EXERCISE INSTRUCTIONS:
Copy every line, leaving nothing out and adding nothing.

COLLECTED MATERIAL:

══════════

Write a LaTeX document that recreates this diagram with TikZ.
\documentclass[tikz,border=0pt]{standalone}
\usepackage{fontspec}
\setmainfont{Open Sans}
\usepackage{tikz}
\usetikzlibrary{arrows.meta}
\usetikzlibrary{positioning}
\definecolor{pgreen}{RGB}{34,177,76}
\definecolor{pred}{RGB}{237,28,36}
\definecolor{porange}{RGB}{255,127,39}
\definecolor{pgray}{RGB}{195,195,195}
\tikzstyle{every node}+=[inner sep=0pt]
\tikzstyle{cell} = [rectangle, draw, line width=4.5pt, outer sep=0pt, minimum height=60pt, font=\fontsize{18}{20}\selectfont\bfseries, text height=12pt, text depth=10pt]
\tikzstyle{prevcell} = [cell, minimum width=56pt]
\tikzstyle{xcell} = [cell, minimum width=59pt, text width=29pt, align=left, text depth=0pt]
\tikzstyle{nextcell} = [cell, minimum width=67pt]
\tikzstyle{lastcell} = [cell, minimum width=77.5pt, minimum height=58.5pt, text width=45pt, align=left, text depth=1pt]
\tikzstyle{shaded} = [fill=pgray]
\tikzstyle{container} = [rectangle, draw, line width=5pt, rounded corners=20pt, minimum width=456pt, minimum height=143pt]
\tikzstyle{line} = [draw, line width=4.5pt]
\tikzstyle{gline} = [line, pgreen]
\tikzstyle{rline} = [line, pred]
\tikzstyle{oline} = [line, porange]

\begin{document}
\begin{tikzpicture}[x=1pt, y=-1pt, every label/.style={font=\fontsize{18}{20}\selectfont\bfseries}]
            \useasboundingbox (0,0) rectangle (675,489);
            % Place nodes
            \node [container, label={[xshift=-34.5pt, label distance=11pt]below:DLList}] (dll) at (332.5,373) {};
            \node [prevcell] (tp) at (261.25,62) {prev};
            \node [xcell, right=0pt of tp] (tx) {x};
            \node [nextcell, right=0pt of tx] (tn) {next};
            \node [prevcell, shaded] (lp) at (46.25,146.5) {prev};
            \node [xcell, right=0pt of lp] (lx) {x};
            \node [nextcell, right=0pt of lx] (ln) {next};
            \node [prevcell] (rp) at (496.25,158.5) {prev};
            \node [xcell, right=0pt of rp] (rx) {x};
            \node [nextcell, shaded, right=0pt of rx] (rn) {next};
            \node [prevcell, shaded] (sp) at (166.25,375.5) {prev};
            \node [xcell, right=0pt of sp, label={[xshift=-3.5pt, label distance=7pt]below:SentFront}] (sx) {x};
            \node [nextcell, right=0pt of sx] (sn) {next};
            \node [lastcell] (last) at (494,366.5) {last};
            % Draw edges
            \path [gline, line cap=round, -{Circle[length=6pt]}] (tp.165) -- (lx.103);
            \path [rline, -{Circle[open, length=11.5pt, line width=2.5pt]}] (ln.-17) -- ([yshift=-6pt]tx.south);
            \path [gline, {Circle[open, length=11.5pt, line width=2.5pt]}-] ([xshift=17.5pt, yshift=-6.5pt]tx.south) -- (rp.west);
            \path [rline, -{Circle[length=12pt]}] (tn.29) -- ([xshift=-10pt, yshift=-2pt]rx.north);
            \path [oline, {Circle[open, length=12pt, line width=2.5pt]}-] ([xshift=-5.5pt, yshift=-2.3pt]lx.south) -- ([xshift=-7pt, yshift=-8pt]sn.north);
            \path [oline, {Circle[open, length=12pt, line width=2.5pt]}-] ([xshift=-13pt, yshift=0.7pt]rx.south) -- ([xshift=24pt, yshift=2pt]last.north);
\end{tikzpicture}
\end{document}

══════════

SOLUTION FOR THIS PROBLEM:
Write a LaTeX document that recreates this diagram with TikZ.
\documentclass[tikz,border=0pt]{standalone}
\usepackage{fontspec}
\setmainfont{Open Sans}
\usepackage{tikz}
\usetikzlibrary{arrows.meta}
\usetikzlibrary{positioning}
\definecolor{pgreen}{RGB}{34,177,76}
\definecolor{pred}{RGB}{237,28,36}
\definecolor{porange}{RGB}{255,127,39}
\definecolor{pgray}{RGB}{195,195,195}
\tikzstyle{every node}+=[inner sep=0pt]
\tikzstyle{cell} = [rectangle, draw, line width=4.5pt, outer sep=0pt, minimum height=60pt, font=\fontsize{18}{20}\selectfont\bfseries, text height=12pt, text depth=10pt]
\tikzstyle{prevcell} = [cell, minimum width=56pt]
\tikzstyle{xcell} = [cell, minimum width=59pt, text width=29pt, align=left, text depth=0pt]
\tikzstyle{nextcell} = [cell, minimum width=67pt]
\tikzstyle{lastcell} = [cell, minimum width=77.5pt, minimum height=58.5pt, text width=45pt, align=left, text depth=1pt]
\tikzstyle{shaded} = [fill=pgray]
\tikzstyle{container} = [rectangle, draw, line width=5pt, rounded corners=20pt, minimum width=456pt, minimum height=143pt]
\tikzstyle{line} = [draw, line width=4.5pt]
\tikzstyle{gline} = [line, pgreen]
\tikzstyle{rline} = [line, pred]
\tikzstyle{oline} = [line, porange]

\begin{document}
\begin{tikzpicture}[x=1pt, y=-1pt, every label/.style={font=\fontsize{18}{20}\selectfont\bfseries}]
            \useasboundingbox (0,0) rectangle (675,489);
            % Place nodes
            \node [container, label={[xshift=-34.5pt, label distance=11pt]below:DLList}] (dll) at (332.5,373) {};
            \node [prevcell] (tp) at (261.25,62) {prev};
            \node [xcell, right=0pt of tp] (tx) {x};
            \node [nextcell, right=0pt of tx] (tn) {next};
            \node [prevcell, shaded] (lp) at (46.25,146.5) {prev};
            \node [xcell, right=0pt of lp] (lx) {x};
            \node [nextcell, right=0pt of lx] (ln) {next};
            \node [prevcell] (rp) at (496.25,158.5) {prev};
            \node [xcell, right=0pt of rp] (rx) {x};
            \node [nextcell, shaded, right=0pt of rx] (rn) {next};
            \node [prevcell, shaded] (sp) at (166.25,375.5) {prev};
            \node [xcell, right=0pt of sp, label={[xshift=-3.5pt, label distance=7pt]below:SentFront}] (sx) {x};
            \node [nextcell, right=0pt of sx] (sn) {next};
            \node [lastcell] (last) at (494,366.5) {last};
            % Draw edges
            \path [gline, line cap=round, -{Circle[length=6pt]}] (tp.165) -- (lx.103);
            \path [rline, -{Circle[open, length=11.5pt, line width=2.5pt]}] (ln.-17) -- ([yshift=-6pt]tx.south);
            \path [gline, {Circle[open, length=11.5pt, line width=2.5pt]}-] ([xshift=17.5pt, yshift=-6.5pt]tx.south) -- (rp.west);
            \path [rline, -{Circle[length=12pt]}] (tn.29) -- ([xshift=-10pt, yshift=-2pt]rx.north);
            \path [oline, {Circle[open, length=12pt, line width=2.5pt]}-] ([xshift=-5.5pt, yshift=-2.3pt]lx.south) -- ([xshift=-7pt, yshift=-8pt]sn.north);
            \path [oline, {Circle[open, length=12pt, line width=2.5pt]}-] ([xshift=-13pt, yshift=0.7pt]rx.south) -- ([xshift=24pt, yshift=2pt]last.north);
\end{tikzpicture}
\end{document}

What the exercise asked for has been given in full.